Pour the blended pulp into the sieve and squeeze out the extra water. I recycled the water back into the blender so I wasn't using gallons.
Tip: do the blending outside or in your laundry - you get water everywhere!
Step 5: Part 2: Making Paper - Materials and Set Up
Screen (or mould and deckle) - the size of your screened area will be the size of your paper.
Water bath (container bigger than your screen that can be filled with water)
Second flat screen (not necessary but v helpful!)
Blotting materials (towels felt, paper towels, sponges, newspaper etc)
I cleared off my kitchen bench and set the water bath on one side of the sink, and the towels/blotting stuff on the other.
Fill the water bath about half full of water. I used warm water so my hands didn't get cold :). If you don't want water dripping all around the water bath you may want to lay towels underneath/around it.
Lay out your blotting materials. I used a smoothish towel with a bit of paper over it. I had a stack of paper towels to one side
Step 6: Making Paper
I tried two methods for scooping the pulp out of the water. You can either pour all your pulp into the water and then dip your mould/deckle to scoop the material out, or you can submerge your mould/deckle and pour some pulp into the deckle. I found I could manipulate the pulp more using the second technique - I used a wooden skewer to move it to areas I needed it and was able to make a thinner paper because of it.
Either way, once you have the pulp generally in place you give it a bit of a wiggle to make sure it is spread evenly and the fibres are knitting.

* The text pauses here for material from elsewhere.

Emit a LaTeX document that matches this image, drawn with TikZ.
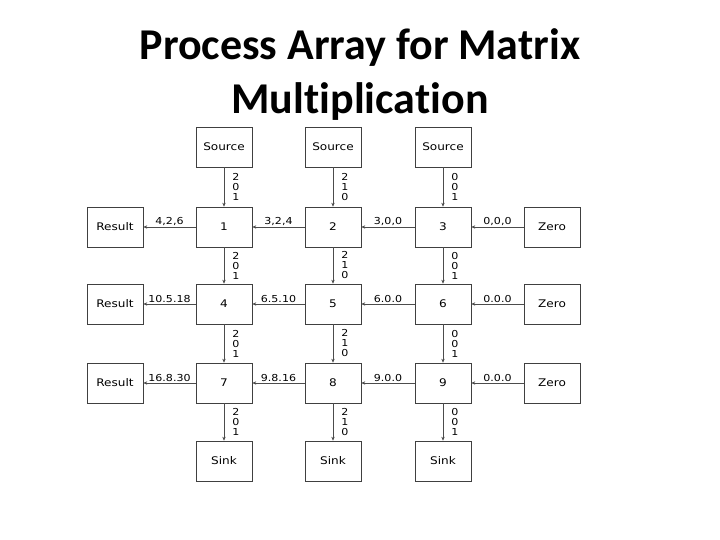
\documentclass[tikz,border=0pt]{standalone}
\usepackage{fontspec}
\usetikzlibrary{arrows.meta}
\newfontfamily\headfont[Ligatures=NoCommon]{Carlito}
\newfontfamily\gridfont[FakeStretch=1.15]{DejaVu Sans}

\tikzset{
  cell/.style = {draw = black!75, line width = .6pt, minimum width = 56pt, minimum height = 40pt, inner sep = 0pt, font = \gridfont\fontsize{10.5}{12}\selectfont},
  flow/.style = {draw = black!70, line width = .6pt, -{Stealth[length = 4pt, width = 3.4pt]}},
  hlab/.style = {midway, above, inner sep = 1.2pt, font = \gridfont\fontsize{9.6}{10}\selectfont},
  vlab/.style = {midway, right, inner sep = 0pt, xshift = 8pt, align = center, font = \gridfont\fontsize{9.6}{10}\selectfont}
}

\begin{document}
\begin{tikzpicture}[x = 1pt, y = -1pt]
      \useasboundingbox (0, 0) rectangle (720, 540);
      \node [anchor = base, font = \headfont\bfseries\fontsize{44}{53}\selectfont] (head1) at (360, 60) {Process Array for Matrix};
      \node [anchor = base, font = \headfont\bfseries\fontsize{44}{53}\selectfont] (head2) at (360, 114) {Multiplication};
      \node [cell] (src1) at (224, 147) {Source};
      \node [cell] (src2) at (333, 147) {Source};
      \node [cell] (src3) at (443, 147) {Source};
      \node [cell] (res1) at (115, 227) {Result};
      \node [cell] (res2) at (115, 304) {Result};
      \node [cell] (res3) at (115, 383) {Result};
      \node [cell] (p1) at (224, 227) {1};
      \node [cell] (p2) at (333, 227) {2};
      \node [cell] (p3) at (443, 227) {3};
      \node [cell] (p4) at (224, 304) {4};
      \node [cell] (p5) at (333, 304) {5};
      \node [cell] (p6) at (443, 304) {6};
      \node [cell] (p7) at (224, 383) {7};
      \node [cell] (p8) at (333, 383) {8};
      \node [cell] (p9) at (443, 383) {9};
      \node [cell] (zero1) at (552, 227) {Zero};
      \node [cell] (zero2) at (552, 304) {Zero};
      \node [cell] (zero3) at (552, 383) {Zero};
      \node [cell] (sink1) at (224, 461) {Sink};
      \node [cell] (sink2) at (333, 461) {Sink};
      \node [cell] (sink3) at (443, 461) {Sink};
      % columns, top to bottom
      \draw [flow] (src1) -- (p1) node [vlab] {2\\0\\1};
      \draw [flow] (p1) -- (p4) node [vlab] {2\\0\\1};
      \draw [flow] (p4) -- (p7) node [vlab] {2\\0\\1};
      \draw [flow] (p7) -- (sink1) node [vlab] {2\\0\\1};
      \draw [flow] (src2) -- (p2) node [vlab] {2\\1\\0};
      \draw [flow] (p2) -- (p5) node [vlab] {2\\1\\0};
      \draw [flow] (p5) -- (p8) node [vlab] {2\\1\\0};
      \draw [flow] (p8) -- (sink2) node [vlab] {2\\1\\0};
      \draw [flow] (src3) -- (p3) node [vlab] {0\\0\\1};
      \draw [flow] (p3) -- (p6) node [vlab] {0\\0\\1};
      \draw [flow] (p6) -- (p9) node [vlab] {0\\0\\1};
      \draw [flow] (p9) -- (sink3) node [vlab] {0\\0\\1};
      % rows, right to left
      \draw [flow] (zero1) -- (p3) node [hlab] {0,0,0};
      \draw [flow] (p3) -- (p2) node [hlab] {3,0,0};
      \draw [flow] (p2) -- (p1) node [hlab] {3,2,4};
      \draw [flow] (p1) -- (res1) node [hlab] {4,2,6};
      \draw [flow] (zero2) -- (p6) node [hlab] {0.0.0};
      \draw [flow] (p6) -- (p5) node [hlab] {6.0.0};
      \draw [flow] (p5) -- (p4) node [hlab] {6.5.10};
      \draw [flow] (p4) -- (res2) node [hlab] {10.5.18};
      \draw [flow] (zero3) -- (p9) node [hlab] {0.0.0};
      \draw [flow] (p9) -- (p8) node [hlab] {9.0.0};
      \draw [flow] (p8) -- (p7) node [hlab] {9.8.16};
      \draw [flow] (p7) -- (res3) node [hlab] {16.8.30};
\end{tikzpicture}
\end{document}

Lift the mould/deckle from the water bath and set down to drain. You can remove the deckle (the bit without the screen) at this stage. I set the mould with the paper on it down in the sink, placed the second screen over the top on the paper and pressed down gently to remove excess water. I then daubed the surface (through the screen) with a sponge to remove more water.
Step 7: Drying
Moving to my blotting area, I placed a paper towel (you could use a bit of fabric) over the new paper and blotted it down. I then carefully flipped the mould, new paper and paper towel over so that I could remove the screen. You do this by lifting carefully from one end - use something to lift the edge of it refuses to let go!
I covered it with a bit of paper towel and an old dishcloth before using my rolling pin to squish some more water out. If you are going to use a rolling pin do not press down much at all as it shifts the fibers and you end up with holes and uneven patches in your paper.
I recycled paper towels though a warm oven so I wasn't using thousands of them! I found a combination of sponge cloths, towels and paper towels worked best for me.
Once you have removed all the water you can, remove the blotting paper by carefully peeling it off from one end. Lay the paper out on a flat surface to dry in the sun. You can also oven dry it, iron it or press it between layers of felt (or other absorbent materials) if you want to make sure it is flat. I tried a bit of everything and results were similar.
Step 8: Finishing
Congratulations! You have just upcycled an old piece of clothing into paper. I use this paper primarily for making cards - either by itself, or stuck onto the front of a plain card :)
I did try using my ink print technique:
and had mixed results. The paper tends to be a little too soft and the ink sticks to it in places. That said it produced a pleasing result where I got it right!